## Direction:
Exactly repeat the material, dropping every picture from the copy.

## Data excerpt:
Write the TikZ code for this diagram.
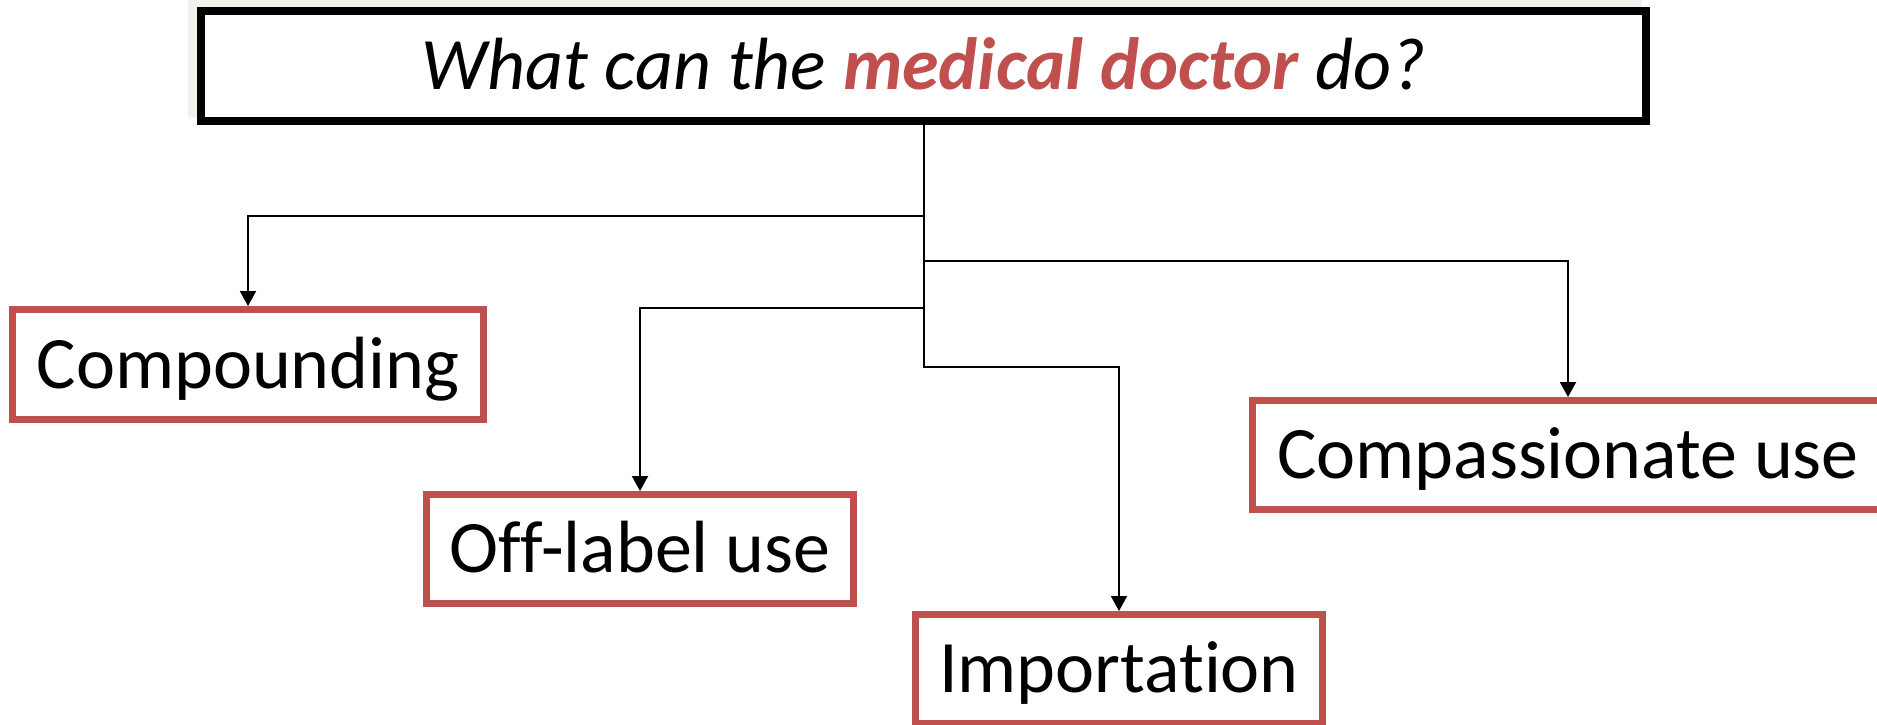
\documentclass[tikz,border=0pt]{standalone}
\usepackage{fontspec}
\setmainfont{Carlito}[Ligatures=NoCommon]
\usetikzlibrary{arrows.meta}
\definecolor{docRed}{HTML}{C0504D}
\definecolor{slideGray}{HTML}{F2F1EC}
\tikzset{
  arrowK/.style={-{Triangle[length=7.5pt, width=8pt]}, black, line width=1pt},
  boxQ/.style={rectangle, draw=black, line width=4pt, fill=white,
               font=\fontsize{37}{44}\selectfont\itshape, inner sep=0pt,
               text height=23.5pt, text depth=0pt,
               minimum width=722.5pt, minimum height=55pt},
  boxRed/.style={rectangle, draw=docRed, line width=3.5pt, fill=white,
                 font=\fontsize{37}{44}\selectfont, inner sep=0pt,
                 text height=23.5pt, text depth=0pt, minimum height=54.5pt},
}
\begin{document}
\begin{tikzpicture}[x=0.5pt, y=-0.5pt]
    \useasboundingbox (0,0) rectangle (1877,724);
    \fill[slideGray] (188,0) rectangle (1642,117);
    \node[boxQ] (q) at (923.5,66)
      {What can the \textbf{\textcolor{docRed}{medical doctor}} do?};
    \node[boxRed, minimum width=235.5pt, minimum height=55pt] (comp) at (248,364.5) {Compounding};
    \node[boxRed, minimum width=213.5pt] (offl) at (640,549) {Off-label use};
    \node[boxRed, minimum width=203.5pt] (imp) at (1119,669) {Importation};
    \node[boxRed, minimum width=315.5pt] (compa) at (1568,455) {Compassionate use};
    \draw[arrowK] (q.south) -- ++(0,91) -| (comp.north);
    \draw[arrowK] (q.south) -- ++(0,136) -| (compa.north);
    \draw[arrowK] (q.south) -- ++(0,183) -| (offl.north);
    \draw[arrowK] (q.south) -- ++(0,242) -| (imp.north);
  \end{tikzpicture}
\end{document}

## Expected answer:
Write the TikZ code for this diagram.
\documentclass[tikz,border=0pt]{standalone}
\usepackage{fontspec}
\setmainfont{Carlito}[Ligatures=NoCommon]
\usetikzlibrary{arrows.meta}
\definecolor{docRed}{HTML}{C0504D}
\definecolor{slideGray}{HTML}{F2F1EC}
\tikzset{
  arrowK/.style={-{Triangle[length=7.5pt, width=8pt]}, black, line width=1pt},
  boxQ/.style={rectangle, draw=black, line width=4pt, fill=white,
               font=\fontsize{37}{44}\selectfont\itshape, inner sep=0pt,
               text height=23.5pt, text depth=0pt,
               minimum width=722.5pt, minimum height=55pt},
  boxRed/.style={rectangle, draw=docRed, line width=3.5pt, fill=white,
                 font=\fontsize{37}{44}\selectfont, inner sep=0pt,
                 text height=23.5pt, text depth=0pt, minimum height=54.5pt},
}
\begin{document}
\begin{tikzpicture}[x=0.5pt, y=-0.5pt]
    \useasboundingbox (0,0) rectangle (1877,724);
    \fill[slideGray] (188,0) rectangle (1642,117);
    \node[boxQ] (q) at (923.5,66)
      {What can the \textbf{\textcolor{docRed}{medical doctor}} do?};
    \node[boxRed, minimum width=235.5pt, minimum height=55pt] (comp) at (248,364.5) {Compounding};
    \node[boxRed, minimum width=213.5pt] (offl) at (640,549) {Off-label use};
    \node[boxRed, minimum width=203.5pt] (imp) at (1119,669) {Importation};
    \node[boxRed, minimum width=315.5pt] (compa) at (1568,455) {Compassionate use};
    \draw[arrowK] (q.south) -- ++(0,91) -| (comp.north);
    \draw[arrowK] (q.south) -- ++(0,136) -| (compa.north);
    \draw[arrowK] (q.south) -- ++(0,183) -| (offl.north);
    \draw[arrowK] (q.south) -- ++(0,242) -| (imp.north);
  \end{tikzpicture}
\end{document}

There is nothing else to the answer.